Stylistically, Burger spends his time peppering Limitless with interesting shots of neurons working and pills being swallowed and absorbed into human tissue. Morra takes a drug and neon words rain down on him as he works on his book. Where NZT is concerned, Burger seems to be having a great time. It just doesn’t all fit together.
Limitless is a bunch of half-written stories about the same man in the same time period in his life. Some of the moments work well, and some of them totally miss the boat. It wouldn’t have taken much to tweak Limitless into a more passable film, and it would have taken even less to tweak Limitless into a more entertaining one. As it stands, there are too few working ideas and little focus. The effect of Limitless is the exact opposite of the drug that builds up its plot. There’s a nice little feature where you can slide between the theatrical version and the unrated extended version in the extras bar. I watched the theatrical version and enough of the unrated version to know there wasn’t nearly enough difference between the two to warrant both “extended” and “unrated” on the front of the box. Still, love that slide-y feature.
“Man Without Limits” is the first addition. It’s about Bradley Cooper, his capabilities and range as an actor, and what transformations his character goes through in Limitless. I couldn’t work it into the review, but if you’re still with me, Cooper is great. He’s completely invested, subtle when he needs to be, and at other times the Bradley Cooper we know. Easily the best part of the movie.

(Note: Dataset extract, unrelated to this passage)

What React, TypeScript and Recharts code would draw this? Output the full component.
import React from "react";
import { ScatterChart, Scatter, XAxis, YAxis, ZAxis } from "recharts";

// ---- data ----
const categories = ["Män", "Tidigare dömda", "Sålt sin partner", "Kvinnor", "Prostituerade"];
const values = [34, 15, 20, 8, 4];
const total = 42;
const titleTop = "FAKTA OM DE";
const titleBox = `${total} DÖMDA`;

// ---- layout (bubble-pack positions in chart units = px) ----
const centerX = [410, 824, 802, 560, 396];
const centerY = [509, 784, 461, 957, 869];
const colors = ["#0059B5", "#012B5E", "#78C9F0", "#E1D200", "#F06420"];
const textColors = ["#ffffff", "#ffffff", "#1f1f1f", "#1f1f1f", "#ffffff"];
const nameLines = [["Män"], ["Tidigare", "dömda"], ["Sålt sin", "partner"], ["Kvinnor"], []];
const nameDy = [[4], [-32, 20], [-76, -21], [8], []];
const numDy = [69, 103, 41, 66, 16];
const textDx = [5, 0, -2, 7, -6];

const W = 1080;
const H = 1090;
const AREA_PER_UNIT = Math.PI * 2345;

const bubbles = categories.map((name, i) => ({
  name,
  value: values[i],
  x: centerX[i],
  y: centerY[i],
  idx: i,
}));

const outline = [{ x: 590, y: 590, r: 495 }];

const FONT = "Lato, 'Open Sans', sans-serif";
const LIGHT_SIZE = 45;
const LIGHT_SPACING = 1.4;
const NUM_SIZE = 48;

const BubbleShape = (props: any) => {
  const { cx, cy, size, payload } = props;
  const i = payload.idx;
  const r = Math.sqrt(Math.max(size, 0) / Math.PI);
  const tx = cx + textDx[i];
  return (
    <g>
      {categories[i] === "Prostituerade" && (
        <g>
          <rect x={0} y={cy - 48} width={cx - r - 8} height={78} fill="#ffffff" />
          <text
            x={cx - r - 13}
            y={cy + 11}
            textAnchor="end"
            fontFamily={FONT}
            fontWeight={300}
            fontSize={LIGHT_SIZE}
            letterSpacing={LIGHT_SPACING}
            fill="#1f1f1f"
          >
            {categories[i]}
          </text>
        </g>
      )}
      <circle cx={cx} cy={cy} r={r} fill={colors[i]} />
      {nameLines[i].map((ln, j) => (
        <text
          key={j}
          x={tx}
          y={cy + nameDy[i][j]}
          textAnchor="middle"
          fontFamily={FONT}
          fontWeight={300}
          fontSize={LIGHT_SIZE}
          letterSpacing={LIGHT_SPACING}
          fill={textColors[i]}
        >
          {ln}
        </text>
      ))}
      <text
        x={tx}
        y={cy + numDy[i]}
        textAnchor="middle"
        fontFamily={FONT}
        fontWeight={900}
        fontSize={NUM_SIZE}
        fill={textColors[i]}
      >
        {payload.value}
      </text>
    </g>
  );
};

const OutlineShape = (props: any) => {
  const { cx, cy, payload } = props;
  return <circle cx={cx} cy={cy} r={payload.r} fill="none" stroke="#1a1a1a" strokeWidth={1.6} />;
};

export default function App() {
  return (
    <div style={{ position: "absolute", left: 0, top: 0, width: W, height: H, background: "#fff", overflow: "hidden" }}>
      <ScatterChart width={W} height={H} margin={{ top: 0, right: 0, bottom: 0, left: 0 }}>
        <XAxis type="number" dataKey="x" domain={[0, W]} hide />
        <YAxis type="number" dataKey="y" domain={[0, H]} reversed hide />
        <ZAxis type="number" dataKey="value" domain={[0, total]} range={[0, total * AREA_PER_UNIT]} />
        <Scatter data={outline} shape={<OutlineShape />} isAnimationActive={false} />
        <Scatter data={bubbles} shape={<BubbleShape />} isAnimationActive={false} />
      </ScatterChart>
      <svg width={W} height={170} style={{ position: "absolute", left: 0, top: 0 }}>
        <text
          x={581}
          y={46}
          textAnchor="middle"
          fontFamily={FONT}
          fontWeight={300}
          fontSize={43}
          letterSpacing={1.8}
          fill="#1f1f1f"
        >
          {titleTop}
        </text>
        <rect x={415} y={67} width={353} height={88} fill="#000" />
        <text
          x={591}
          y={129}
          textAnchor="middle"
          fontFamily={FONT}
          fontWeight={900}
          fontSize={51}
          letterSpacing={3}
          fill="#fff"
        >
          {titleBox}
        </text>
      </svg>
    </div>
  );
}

The second featurette is a “Making of” bit, where the crew discusses how filming was challenging. This bit enhances the information on a lot of the different camera shots, so if you were interested in that aspect, it’ll be a good watch.
The final extras include an alternate ending and a theatrical trailer. Regarding the alternate ending, most of the segment is a play-by-play of what we got in the film, with an added twist. Overall, not too shabby, and none of the special features are arduous.